--- start ---

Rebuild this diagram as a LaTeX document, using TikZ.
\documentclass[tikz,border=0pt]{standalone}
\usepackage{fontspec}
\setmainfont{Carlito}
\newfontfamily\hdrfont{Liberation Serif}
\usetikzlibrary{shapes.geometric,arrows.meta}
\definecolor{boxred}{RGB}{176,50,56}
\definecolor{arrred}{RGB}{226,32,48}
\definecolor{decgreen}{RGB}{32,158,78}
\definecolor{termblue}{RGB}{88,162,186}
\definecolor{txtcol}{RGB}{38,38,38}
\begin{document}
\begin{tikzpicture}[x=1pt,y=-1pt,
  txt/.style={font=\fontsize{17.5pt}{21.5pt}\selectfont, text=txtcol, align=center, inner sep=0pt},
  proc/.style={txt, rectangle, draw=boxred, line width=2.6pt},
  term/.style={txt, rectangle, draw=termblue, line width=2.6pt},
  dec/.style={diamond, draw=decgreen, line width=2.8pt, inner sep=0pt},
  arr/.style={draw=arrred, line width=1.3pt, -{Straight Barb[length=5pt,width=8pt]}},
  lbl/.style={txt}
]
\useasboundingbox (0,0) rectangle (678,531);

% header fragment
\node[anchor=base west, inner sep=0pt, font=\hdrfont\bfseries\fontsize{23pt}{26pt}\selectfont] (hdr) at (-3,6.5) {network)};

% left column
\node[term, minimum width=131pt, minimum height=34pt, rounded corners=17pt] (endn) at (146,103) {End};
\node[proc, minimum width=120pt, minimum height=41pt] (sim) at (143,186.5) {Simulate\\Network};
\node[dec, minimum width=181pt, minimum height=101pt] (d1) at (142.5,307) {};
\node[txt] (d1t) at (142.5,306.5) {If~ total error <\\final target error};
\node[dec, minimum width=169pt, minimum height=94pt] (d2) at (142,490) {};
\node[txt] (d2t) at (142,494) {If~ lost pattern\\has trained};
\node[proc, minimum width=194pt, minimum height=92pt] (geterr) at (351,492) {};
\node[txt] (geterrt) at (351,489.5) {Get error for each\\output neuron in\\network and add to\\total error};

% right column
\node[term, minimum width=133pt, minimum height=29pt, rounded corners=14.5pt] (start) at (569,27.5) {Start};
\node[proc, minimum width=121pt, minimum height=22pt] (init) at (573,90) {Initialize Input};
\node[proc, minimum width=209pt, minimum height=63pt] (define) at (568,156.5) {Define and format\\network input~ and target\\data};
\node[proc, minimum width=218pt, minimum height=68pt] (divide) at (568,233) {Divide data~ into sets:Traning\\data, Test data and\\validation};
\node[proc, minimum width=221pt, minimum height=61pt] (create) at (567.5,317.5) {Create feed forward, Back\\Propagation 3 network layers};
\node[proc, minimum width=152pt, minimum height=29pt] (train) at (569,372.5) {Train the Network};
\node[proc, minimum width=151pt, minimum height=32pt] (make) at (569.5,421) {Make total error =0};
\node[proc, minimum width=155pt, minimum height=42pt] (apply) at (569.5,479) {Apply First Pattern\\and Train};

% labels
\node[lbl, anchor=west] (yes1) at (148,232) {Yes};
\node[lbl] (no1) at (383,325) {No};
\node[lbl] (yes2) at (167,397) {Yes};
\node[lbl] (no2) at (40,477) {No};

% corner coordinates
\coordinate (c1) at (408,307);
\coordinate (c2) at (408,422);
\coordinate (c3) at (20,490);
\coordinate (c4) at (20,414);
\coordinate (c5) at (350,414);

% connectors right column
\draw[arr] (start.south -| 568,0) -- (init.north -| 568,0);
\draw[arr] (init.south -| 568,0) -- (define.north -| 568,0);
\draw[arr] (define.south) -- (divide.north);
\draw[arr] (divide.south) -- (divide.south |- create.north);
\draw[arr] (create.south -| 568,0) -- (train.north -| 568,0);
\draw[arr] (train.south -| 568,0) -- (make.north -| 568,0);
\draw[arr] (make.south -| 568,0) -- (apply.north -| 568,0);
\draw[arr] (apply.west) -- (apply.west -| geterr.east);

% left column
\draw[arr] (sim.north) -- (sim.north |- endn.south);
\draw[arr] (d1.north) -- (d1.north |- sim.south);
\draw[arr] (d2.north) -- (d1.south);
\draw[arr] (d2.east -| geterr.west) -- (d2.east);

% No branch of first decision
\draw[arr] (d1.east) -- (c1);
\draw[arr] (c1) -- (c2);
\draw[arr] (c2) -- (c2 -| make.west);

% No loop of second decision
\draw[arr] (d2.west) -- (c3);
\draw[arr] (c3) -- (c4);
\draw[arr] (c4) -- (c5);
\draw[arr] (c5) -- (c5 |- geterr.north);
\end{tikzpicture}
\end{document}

--- end ---
--- start ---

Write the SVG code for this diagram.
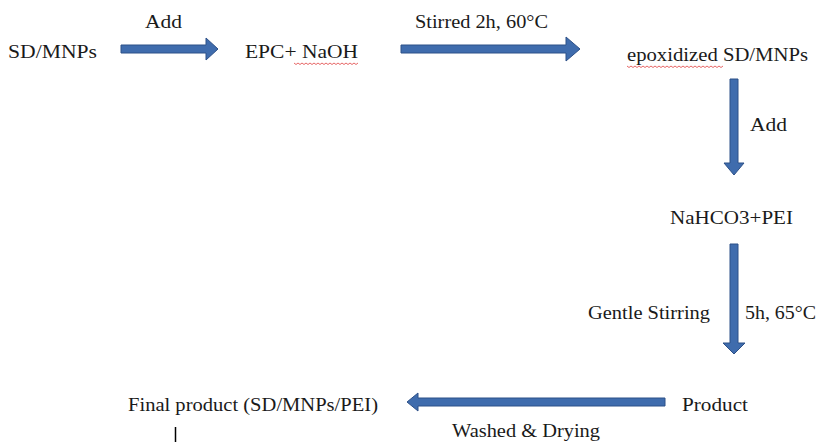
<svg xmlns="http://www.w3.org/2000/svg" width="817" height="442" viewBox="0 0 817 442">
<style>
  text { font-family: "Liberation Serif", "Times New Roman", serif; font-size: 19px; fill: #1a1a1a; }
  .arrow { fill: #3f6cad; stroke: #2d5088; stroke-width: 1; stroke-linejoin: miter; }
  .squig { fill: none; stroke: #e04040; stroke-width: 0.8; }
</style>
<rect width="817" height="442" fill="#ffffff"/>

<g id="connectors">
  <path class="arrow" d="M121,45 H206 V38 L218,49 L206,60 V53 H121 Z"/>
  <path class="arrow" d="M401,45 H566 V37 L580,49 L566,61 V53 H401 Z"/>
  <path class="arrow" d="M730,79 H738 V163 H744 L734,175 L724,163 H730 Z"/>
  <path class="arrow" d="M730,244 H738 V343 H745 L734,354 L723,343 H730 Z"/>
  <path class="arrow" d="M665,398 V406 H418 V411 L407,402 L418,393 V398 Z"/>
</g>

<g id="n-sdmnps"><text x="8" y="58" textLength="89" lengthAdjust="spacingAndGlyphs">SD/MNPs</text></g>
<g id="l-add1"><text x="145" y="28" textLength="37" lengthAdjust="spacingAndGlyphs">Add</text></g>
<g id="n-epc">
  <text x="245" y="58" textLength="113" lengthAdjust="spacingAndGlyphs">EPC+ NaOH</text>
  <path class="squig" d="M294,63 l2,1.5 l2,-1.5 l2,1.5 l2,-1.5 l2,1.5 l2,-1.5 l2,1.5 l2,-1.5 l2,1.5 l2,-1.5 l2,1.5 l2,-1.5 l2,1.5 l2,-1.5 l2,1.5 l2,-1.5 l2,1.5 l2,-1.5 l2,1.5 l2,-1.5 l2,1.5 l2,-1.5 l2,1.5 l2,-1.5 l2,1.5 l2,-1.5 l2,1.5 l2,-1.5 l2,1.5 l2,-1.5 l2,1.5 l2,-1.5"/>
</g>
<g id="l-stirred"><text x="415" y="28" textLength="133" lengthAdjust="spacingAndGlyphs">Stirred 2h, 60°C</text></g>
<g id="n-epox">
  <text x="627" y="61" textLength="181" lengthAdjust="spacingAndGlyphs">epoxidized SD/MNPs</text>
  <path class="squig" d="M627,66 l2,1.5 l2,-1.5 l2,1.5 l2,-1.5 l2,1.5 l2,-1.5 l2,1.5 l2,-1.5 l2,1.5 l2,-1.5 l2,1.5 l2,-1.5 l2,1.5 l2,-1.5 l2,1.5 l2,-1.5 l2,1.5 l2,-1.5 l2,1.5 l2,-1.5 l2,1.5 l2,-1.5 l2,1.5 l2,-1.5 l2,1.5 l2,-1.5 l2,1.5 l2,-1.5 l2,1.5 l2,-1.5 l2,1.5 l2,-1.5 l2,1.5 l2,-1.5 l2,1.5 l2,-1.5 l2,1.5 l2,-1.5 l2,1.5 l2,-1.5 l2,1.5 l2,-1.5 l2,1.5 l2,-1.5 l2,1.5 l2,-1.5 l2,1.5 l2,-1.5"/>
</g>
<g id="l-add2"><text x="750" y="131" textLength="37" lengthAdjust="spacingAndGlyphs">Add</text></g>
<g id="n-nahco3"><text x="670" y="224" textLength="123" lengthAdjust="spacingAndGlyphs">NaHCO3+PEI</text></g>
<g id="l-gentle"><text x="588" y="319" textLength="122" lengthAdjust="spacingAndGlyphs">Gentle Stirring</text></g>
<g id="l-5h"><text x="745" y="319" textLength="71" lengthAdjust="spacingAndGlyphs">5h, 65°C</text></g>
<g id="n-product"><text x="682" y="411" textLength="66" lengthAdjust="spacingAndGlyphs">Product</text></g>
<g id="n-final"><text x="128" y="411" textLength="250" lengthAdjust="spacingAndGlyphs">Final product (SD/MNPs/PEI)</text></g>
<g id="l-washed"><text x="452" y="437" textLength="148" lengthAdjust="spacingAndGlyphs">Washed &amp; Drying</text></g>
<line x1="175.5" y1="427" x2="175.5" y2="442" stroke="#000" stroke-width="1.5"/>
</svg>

--- end ---

§ **REQUIREMENT**: Between the line containing "Rebuild this diagram" and the line containing "(0,0) rectangle (678,531);" lies the part to return. Return it exactly, counting both of those lines.

§ **SOLUTION**:
Rebuild this diagram as a LaTeX document, using TikZ.
\documentclass[tikz,border=0pt]{standalone}
\usepackage{fontspec}
\setmainfont{Carlito}
\newfontfamily\hdrfont{Liberation Serif}
\usetikzlibrary{shapes.geometric,arrows.meta}
\definecolor{boxred}{RGB}{176,50,56}
\definecolor{arrred}{RGB}{226,32,48}
\definecolor{decgreen}{RGB}{32,158,78}
\definecolor{termblue}{RGB}{88,162,186}
\definecolor{txtcol}{RGB}{38,38,38}
\begin{document}
\begin{tikzpicture}[x=1pt,y=-1pt,
  txt/.style={font=\fontsize{17.5pt}{21.5pt}\selectfont, text=txtcol, align=center, inner sep=0pt},
  proc/.style={txt, rectangle, draw=boxred, line width=2.6pt},
  term/.style={txt, rectangle, draw=termblue, line width=2.6pt},
  dec/.style={diamond, draw=decgreen, line width=2.8pt, inner sep=0pt},
  arr/.style={draw=arrred, line width=1.3pt, -{Straight Barb[length=5pt,width=8pt]}},
  lbl/.style={txt}
]
\useasboundingbox (0,0) rectangle (678,531);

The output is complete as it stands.